- Bir fırtınada kaptan, rüzgara söz geçiremiyorum diye gemiyi bırakır mı?
- Malın mülkün kişisel bir hak olduğu, her şeyin parayla ölçüldüğü bir yerde toplumsal adalet ve rahatlık hiçbir zaman gerçekleşemez.
- İşte bütün bunlar beni kesin olarak şu inanca götürdü ki, mülk sahipliğini oradan kaldırmak memleketin zenginliğini eşit ve doğrulukla dağıtabilmenin ve insanlığı mutluluğa kavuşturmanın biricik yoludur. Mülkiyet hakkı toplumsal yapının temeli oldukça, en kalabalık ve en işe yarar sınıf yoksulluk,açlık, umutsuzluk içinde yaşayacaktır.
- Herkes bilir ki, bütün canlı varlıklarda açgözlülüğün nedeni ya korku ya da yoksulluktur. İnsanda ise, bazen yalnız kendini beğenmişlikten gelir açgözlülük. Çünkü faydasız ve boş şeyleri gösterişlerle ortaya serip, başkalarından üstün geçinmeyi şanlı bir iş sayar insanlar.
- Kralların şanlı egemenliği altında, adalet dediğimiz ya metelik etmeyen aşağılık bir şeydir ya da iki çeşit adalet vardır yeryüzünde: Biri yaya giden , yerlerde sürünen, sağa sola sapmasın diye birçok bağlarla sıkı sıkı bağlanan yoksul halka uygun zavallı bir adalet; öteki de canının istediğini yapanlara yasalarla sınırlanmayanlara, yüksek mevkide olanlara uygun, pek şahane bir adalet.
- Çünkü başka yerlerde halkın yararından söz edenler,aslında kendi çıkarlarından başka bir şey düşünmezler.
- Dünyada kaygısız rahat yüreklerle, sevinçle yaşamaktan daha büyük zenginlik olabilir mi?
- Ben kendi hesabıma, başka uluslarda eşitliğin ve doğruluğun en küçük bir izini bile görüyorsam kör olayım. Bir soylu kişi, bir para babası. bir tefeci, kısacası hiçbir şey üretmeyen ya da devlete yararsız süspüsler yapıp satan, işsiz güçsüz, bolluk içinde güle oynaya yaşarken, beri yanda işçinin , arabacının, demircinin, marangozun, çiftçinin,bir lokma ekmek için durmadan didinmesi, bunca alın teriyle, yük hayvanlarının bile zor dayanacağı yoksulluk içinde yaşaması hangi hak,doğruluğa sığar?
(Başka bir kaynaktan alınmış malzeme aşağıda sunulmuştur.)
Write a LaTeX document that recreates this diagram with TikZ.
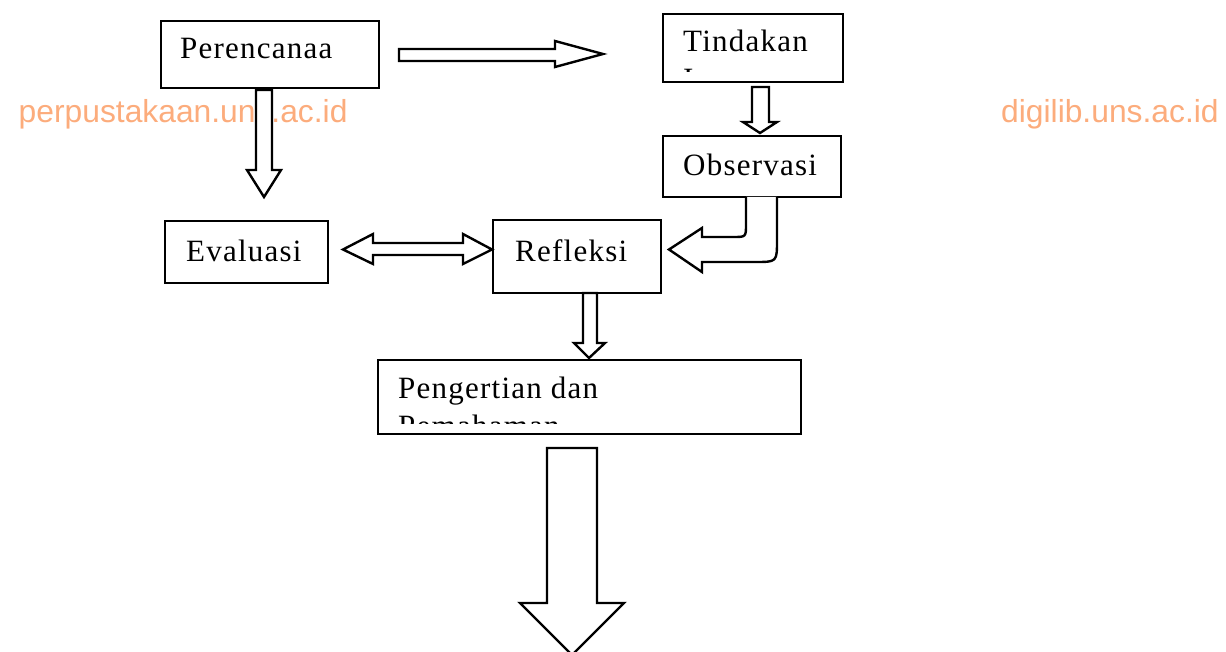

- Onlara göre, doğanın dostluğu en güçlü sözleşmedir; insanları birbirine kopmaz bağlarla sıkıca bağlayan, anlaşmalardan çok iyi niyet, sözlerden çok içtenlikli bir sevgidir.
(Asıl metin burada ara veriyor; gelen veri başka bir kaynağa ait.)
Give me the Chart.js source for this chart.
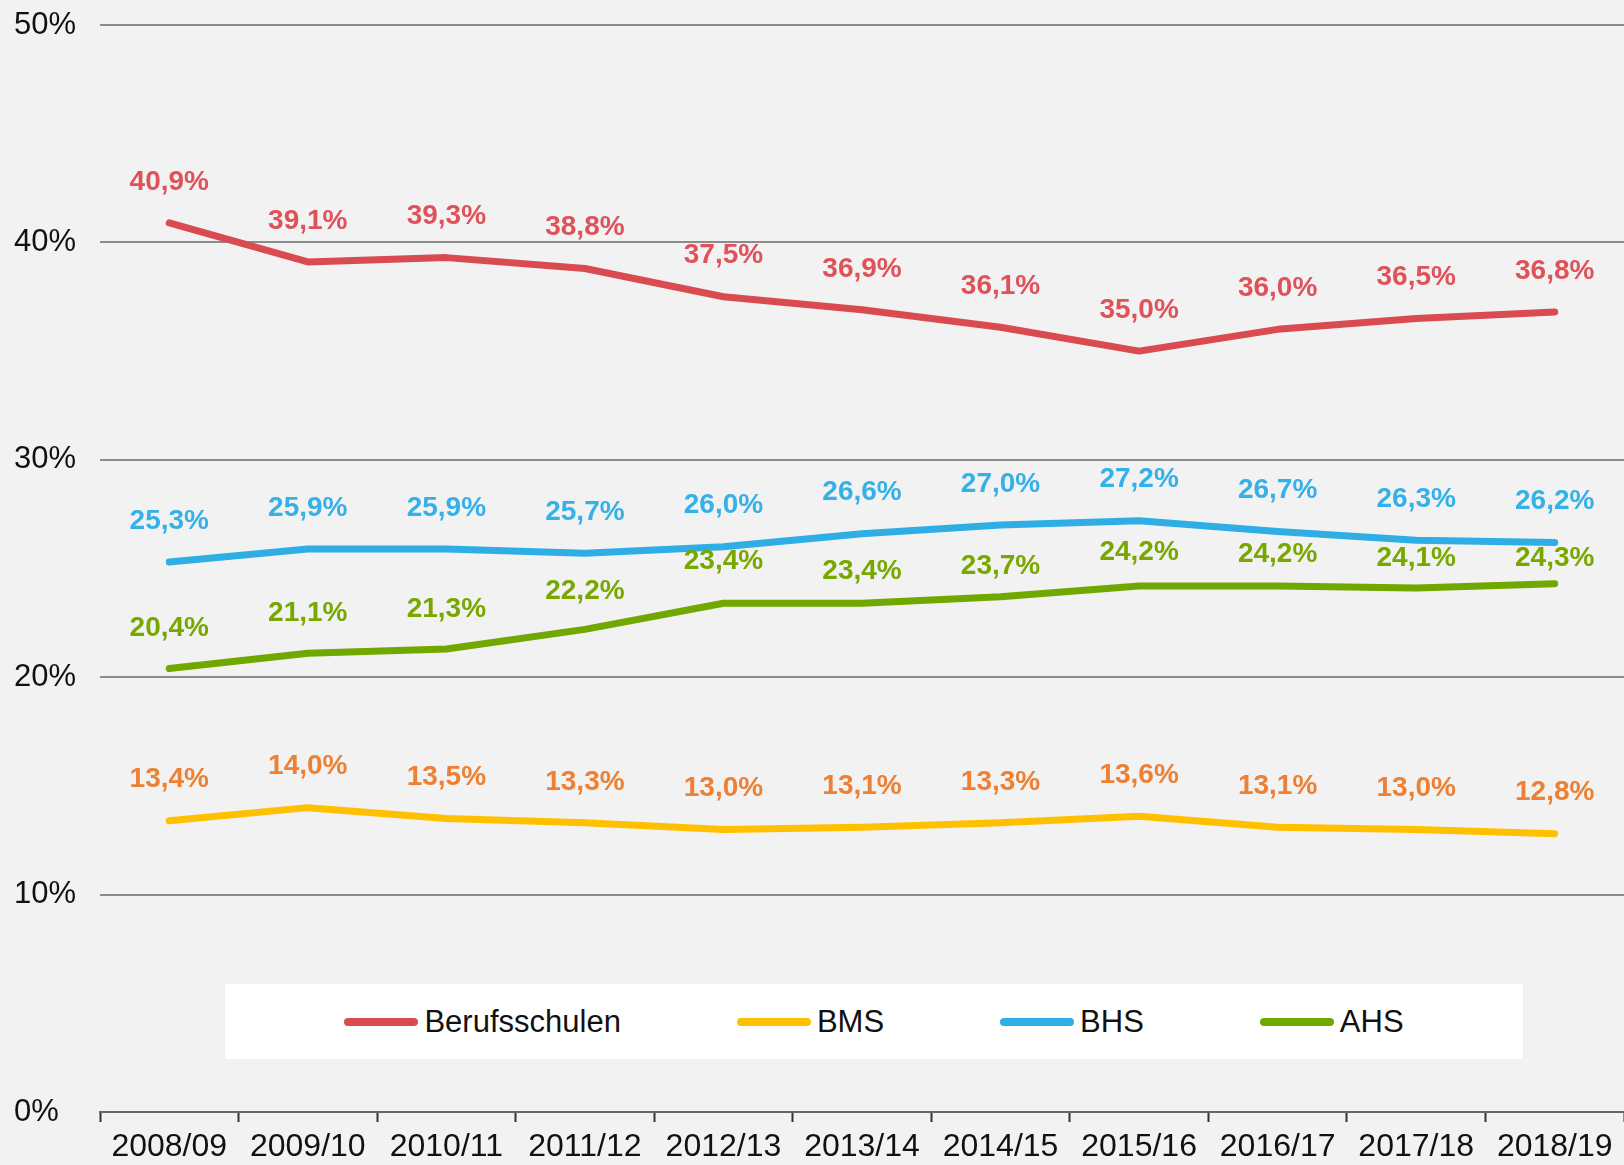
<!DOCTYPE html>
<html>
<head>
<meta charset="utf-8">
<script src="https://cdn.jsdelivr.net/npm/chart.js@4/dist/chart.umd.min.js"></script>
<style>
  body { margin: 0; background: #f2f2f2; overflow: hidden; }
  #wrap { position: relative; width: 1624px; height: 1165px; }
  #legend {
    position: absolute; left: 225px; top: 984px; width: 1298px; height: 75px;
    background: #fff; display: flex; align-items: center; justify-content: center; gap: 116px;
    font-family: "Liberation Sans", Arial, sans-serif; font-size: 31px; color: #111;
  }
  .item { display: flex; align-items: center; }
  .swatch { width: 74px; height: 8px; border-radius: 4px; margin-right: 6px; }
</style>
</head>
<body>
<div id="wrap">
  <canvas id="myChart" width="1624" height="1165"></canvas>
  <div id="legend"></div>
</div>
<script>
const years = ["2008/09", "2009/10", "2010/11", "2011/12", "2012/13", "2013/14",
  "2014/15", "2015/16", "2016/17", "2017/18", "2018/19"];
const berufsschulen = [40.9, 39.1, 39.3, 38.8, 37.5, 36.9, 36.1, 35.0, 36.0, 36.5, 36.8];
const bms = [13.4, 14.0, 13.5, 13.3, 13.0, 13.1, 13.3, 13.6, 13.1, 13.0, 12.8];
const bhs = [25.3, 25.9, 25.9, 25.7, 26.0, 26.6, 27.0, 27.2, 26.7, 26.3, 26.2];
const ahs = [20.4, 21.1, 21.3, 22.2, 23.4, 23.4, 23.7, 24.2, 24.2, 24.1, 24.3];
const seriesNames = ["Berufsschulen", "BMS", "BHS", "AHS"];

const lineColors = ["#d94b50", "#ffc000", "#2eaee4", "#70a800"];
const labelColors = ["#e0525a", "#ee8033", "#35b0e8", "#78a800"];

// Abstand Beschriftung -> Linie (px); AHS-Labels sind im Original enger gesetzt
const labelGap = 41;
const ahsLabelGap = [40, 40, 40, 38, 42, 32, 30, 34, 32, 30, 25];

function fmt(v) {
  return v.toFixed(1).replace(".", ",") + "%";
}

// Datenbeschriftungen über den Punkten
const pointLabels = {
  id: "pointLabels",
  afterDatasetsDraw(chart) {
    const ctx = chart.ctx;
    ctx.save();
    ctx.font = "bold 28px 'Liberation Sans', Arial, sans-serif";
    ctx.textAlign = "center";
    ctx.textBaseline = "middle";
    chart.data.datasets.forEach(function (ds, i) {
      const meta = chart.getDatasetMeta(i);
      ctx.fillStyle = labelColors[i];
      meta.data.forEach(function (el, j) {
        const gap = ds.label === "AHS" ? ahsLabelGap[j] : labelGap;
        ctx.fillText(fmt(ds.data[j]), el.x, el.y - gap);
      });
    });
    ctx.restore();
  }
};

document.addEventListener("DOMContentLoaded", function () {
  const allData = [berufsschulen, bms, bhs, ahs];
  const datasets = allData.map(function (d, i) {
    return {
      label: seriesNames[i],
      data: d,
      borderColor: lineColors[i],
      backgroundColor: lineColors[i],
      borderWidth: 7,
      borderCapStyle: "round",
      borderJoinStyle: "round",
      pointRadius: 0,
      tension: 0,
      fill: false,
    };
  });

  const ctx = document.getElementById("myChart").getContext("2d");
  new Chart(ctx, {
    type: "line",
    data: { labels: years, datasets: datasets },
    plugins: [pointLabels],
    options: {
      responsive: false,
      animation: false,
      layout: { padding: { left: 14, top: 25, right: 0, bottom: 0 } },
      plugins: {
        legend: { display: false },
        tooltip: { enabled: false },
      },
      scales: {
        x: {
          offset: true,
          grid: {
            offset: true,
            drawOnChartArea: false,
            drawTicks: true,
            tickLength: 10,
            tickWidth: 2,
            tickColor: "#333",
          },
          border: { color: "#666", width: 2 },
          ticks: {
            color: "#111",
            font: { family: "'Liberation Sans', Arial, sans-serif", size: 32 },
            padding: 6,
            maxRotation: 0,
            autoSkip: false,
          },
          afterFit: function (s) { s.height = 53; },
        },
        y: {
          min: 0,
          max: 50,
          grid: { color: "#8c8c8c", lineWidth: 2, drawTicks: false },
          border: { display: false },
          ticks: {
            stepSize: 10,
            color: "#111",
            crossAlign: "far",
            padding: 0,
            font: { family: "'Liberation Sans', Arial, sans-serif", size: 31 },
            callback: function (v) { return v + "%"; },
          },
          afterFit: function (s) { s.width = 86; },
        },
      },
    },
  });

  // Legende
  const legend = document.getElementById("legend");
  seriesNames.forEach(function (name, i) {
    const item = document.createElement("div");
    item.className = "item";
    const sw = document.createElement("span");
    sw.className = "swatch";
    sw.style.background = lineColors[i];
    const tx = document.createElement("span");
    tx.textContent = name;
    item.appendChild(sw);
    item.appendChild(tx);
    legend.appendChild(item);
  });
});
</script>
</body>
</html>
- Hırsızlık yapana ağır ve korkunç cezalar vermeden önce, insanlara yaşamını idame ettireceği imkanlar sunarsanız, hiç kimseyi ölümü bile göze almak pahasına hırsızlık yapmak zorunda bırakmazsınız, üstelik sonuçta kazançlı çıkan yine siz olursunuz.